From a dusty high shelf last week I pulled down some cassette tapes. My car contains the only functioning implement with which to decode these messages from the previous century, so today as I drove I listened to "Peter, Paul and Mommy."
I had the original 1969 PP&M record--the dust jacket folded open to reveal a 20-inch version of the front photo and the injunction to "Pin a mustache on Peter and Paul." I loved that record. When my older daughter was 4 or so, I bought the cassette for her, and she liked it, but I don't think she dreamed to it the way I did.
Listening to it again today, with my younger daughter in the back seat, I was amazed that I had liked these songs--many of them are quite adult, or at the least, sentimental. There are two lullabies, not counting Peter Yarrow's "Day is Done," which strikes me now as an obscene combination of adult angst and tender bedtime wishes. Here's a verse and the chorus:
Do you ask why I'm sighing, my son?
You shall inherit what mankind has done.
In a world filled with sorrow and woe
If you ask me why this is so, I really don't know.
And if you take my hand my son
All will be well when the day is done.
And if you take my hand my son
All will be well when the day is done.
After listening a little, Helen asked me to turn up the volume, and when we got to our destination she was sad that we had to turn off the car. (I explained that the music would start from the same spot when we turned the car back on. "But in Dad's car, the music doesn't stay where you left it," she said. She accepted my answer that a radio is different than a tape player, but clearly, the distinction between these ancient technologies was not a matter of concern for a 6-year-old child of the 21st century.)

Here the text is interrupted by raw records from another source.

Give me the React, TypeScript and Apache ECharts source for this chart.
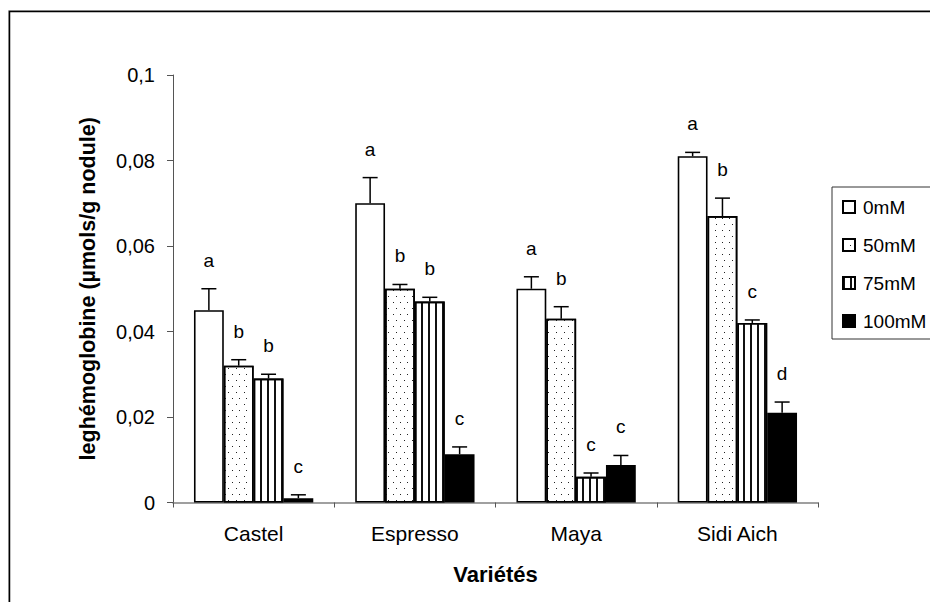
import React, { useEffect, useRef } from "react";
import * as echarts from "echarts";

// Varieties on the x axis and salt treatments as series
const categories = ["Castel", "Espresso", "Maya", "Sidi Aich"];
const treatments = ["0mM", "50mM", "75mM", "100mM"];

// Leghemoglobin content (µmol/g nodule), one array per treatment
const lhb0 = [0.045, 0.07, 0.05, 0.081];
const lhb50 = [0.032, 0.05, 0.043, 0.067];
const lhb75 = [0.029, 0.047, 0.006, 0.042];
const lhb100 = [0.001, 0.0113, 0.0088, 0.021];

// Standard errors (upper whiskers only)
const err0 = [0.005, 0.006, 0.0028, 0.0009];
const err50 = [0.0014, 0.001, 0.0028, 0.0042];
const err75 = [0.001, 0.001, 0.0009, 0.0007];
const err100 = [0.0008, 0.0017, 0.0022, 0.0025];

// Significance letters
const letters0 = ["a", "a", "a", "a"];
const letters50 = ["b", "b", "b", "b"];
const letters75 = ["b", "b", "c", "c"];
const letters100 = ["c", "c", "c", "d"];

// Y axis ticks
const yMin = 0;
const yMax = 0.1;
const yStep = 0.02;

const FONT = "'Liberation Sans', Arial, sans-serif";
const BAR_CATEGORY_GAP = 0.26;

export default function App() {
  const ref = useRef<HTMLDivElement>(null);

  useEffect(() => {
    if (!ref.current) return;
    const chart = echarts.init(ref.current, null, { renderer: "svg" });

    const means = [lhb0, lhb50, lhb75, lhb100];
    const errs = [err0, err50, err75, err100];
    const letters = [letters0, letters50, letters75, letters100];

    const errData: number[][] = [];
    const errLetters: string[] = [];
    means.forEach((arr, k) => {
      arr.forEach((v, c) => {
        errData.push([c, v, errs[k][c], k]);
        errLetters.push(letters[k][c]);
      });
    });

    const barStyles = [
      { color: "#ffffff" },
      {
        color: "#ffffff",
        decal: {
          symbol: "rect",
          symbolSize: 1,
          color: "#222222",
          dashArrayX: [
            [1, 6],
            [0, 3.5, 1, 2.5],
          ],
          dashArrayY: [1, 5],
        },
      },
      {
        color: "#ffffff",
        decal: {
          symbol: "rect",
          symbolSize: 1,
          color: "#111111",
          dashArrayX: [2, 5],
          dashArrayY: [4, 0],
        },
      },
      { color: "#000000" },
    ];

    const barSeries = treatments.map((name, k) => ({
      name,
      type: "bar",
      data: means[k],
      barGap: "0%",
      barCategoryGap: BAR_CATEGORY_GAP * 100 + "%",
      itemStyle: {
        ...barStyles[k],
        borderColor: "#000000",
        borderWidth: 1.6,
      },
      emphasis: { disabled: true },
      z: 2,
    }));

    chart.setOption({
      animation: false,
      backgroundColor: "#ffffff",
      textStyle: { fontFamily: FONT },
      grid: { left: 165, top: 67, width: 645, height: 427.5 },
      legend: {
        data: treatments,
        orient: "vertical",
        left: 824,
        top: 179,
        padding: [10, 40, 8, 10],
        itemGap: 18,
        itemWidth: 12,
        itemHeight: 12,
        borderColor: "#333333",
        borderWidth: 1,
        icon: "rect",
        textStyle: {
          fontFamily: FONT,
          fontSize: 19,
          lineHeight: 20,
          color: "#000000",
          padding: [0, 0, 0, 3],
        },
      },
      xAxis: {
        type: "category",
        data: categories,
        name: "Variétés",
        nameLocation: "middle",
        nameGap: 61,
        nameTextStyle: {
          fontFamily: FONT,
          fontSize: 22,
          fontWeight: "bold",
          color: "#000000",
        },
        axisLine: { lineStyle: { color: "#808080", width: 1.5 } },
        axisTick: { show: true, length: 5, lineStyle: { color: "#555555" } },
        axisLabel: {
          fontFamily: FONT,
          fontSize: 21,
          color: "#000000",
          margin: 20,
        },
      },
      yAxis: {
        type: "value",
        min: yMin,
        max: yMax,
        interval: yStep,
        name: "leghémoglobine (µmols/g nodule)",
        nameLocation: "middle",
        nameGap: 74,
        nameRotate: 90,
        nameTextStyle: {
          fontFamily: FONT,
          fontSize: 21.5,
          fontWeight: "bold",
          color: "#000000",
        },
        splitLine: { show: false },
        axisLine: { show: true, lineStyle: { color: "#555555", width: 1 } },
        axisTick: { show: true, length: 6, lineStyle: { color: "#555555" } },
        axisLabel: {
          fontFamily: FONT,
          fontSize: 20,
          color: "#000000",
          margin: 18,
          formatter: (v: number) => String(v).replace(".", ","),
        },
      },
      graphic: [
        {
          type: "rect",
          shape: { x: 0.5, y: 2.5, width: 2000, height: 2000 },
          style: { fill: "none", stroke: "#b0b0b0", lineWidth: 1 },
          silent: true,
        },
        {
          type: "rect",
          shape: { x: 1.5, y: 3.5, width: 2000, height: 2000 },
          style: { fill: "none", stroke: "#000000", lineWidth: 1.5 },
          silent: true,
        },
      ],
      series: [
        ...barSeries,
        {
          type: "custom",
          name: "errors",
          coordinateSystem: "cartesian2d",
          encode: { x: 0, y: 1 },
          data: errData,
          z: 5,
          silent: true,
          renderItem: (params: any, api: any) => {
            const c = api.value(0);
            const mean = api.value(1);
            const err = api.value(2);
            const k = api.value(3);
            const band = api.size([1, 0])[0];
            const bw = (band * (1 - BAR_CATEGORY_GAP)) / 4;
            const base = api.coord([c, mean]);
            const cx = base[0] + (k - 1.5) * bw;
            const yMean = base[1];
            const yTop = api.coord([c, mean + err])[1];
            const cap = 7.5;
            const stroke = { stroke: "#000000", lineWidth: 1.5 };
            return {
              type: "group",
              children: [
                {
                  type: "line",
                  shape: { x1: cx, y1: yMean, x2: cx, y2: yTop },
                  style: stroke,
                },
                {
                  type: "line",
                  shape: { x1: cx - cap, y1: yTop, x2: cx + cap, y2: yTop },
                  style: stroke,
                },
                {
                  type: "text",
                  style: {
                    text: errLetters[params.dataIndex],
                    x: cx,
                    y: yTop - 19,
                    align: "center",
                    verticalAlign: "bottom",
                    fontFamily: FONT,
                    fontSize: 19,
                    fill: "#000000",
                  },
                },
              ],
            };
          },
        },
      ],
    });

    return () => chart.dispose();
  }, []);

  return (
    <div
      style={{
        position: "fixed",
        left: 8,
        top: 8,
        width: 922,
        height: 594,
        overflow: "hidden",
        background: "#ffffff",
      }}
    >
      <div ref={ref} style={{ width: 960, height: 620 }} />
    </div>
  );
}
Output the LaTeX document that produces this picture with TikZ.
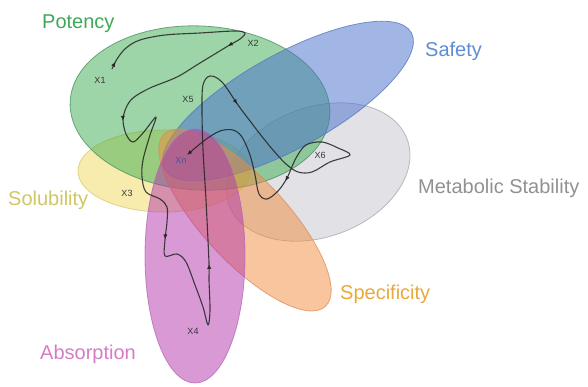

On the return trip, as we were pulling up to the house in the middle of "Puff, the Magic Dragon," Helen asked with more sincerity than one would think possible in a child whose favorite song is quite possibly "Cat Flushing a Toilet," "Could you not turn off the car until the song is over?"
Oh, sweet child, of course I won't. This is the song I used to almost cry to. I had a private worry, each time, that somehow the words would have changed and Puff would slip into his grave instead of his cave.
Best of all, throughout the whole ride, she never once asked me to stop singing along.
I like to think that the absolute beauty of the music --the shifting melody and harmony lines among the three voices, the detailed guitar work-- are what touched my obstinate, opinionated, independent younger daughter. Maybe she was just in a mellow mood this afternoon.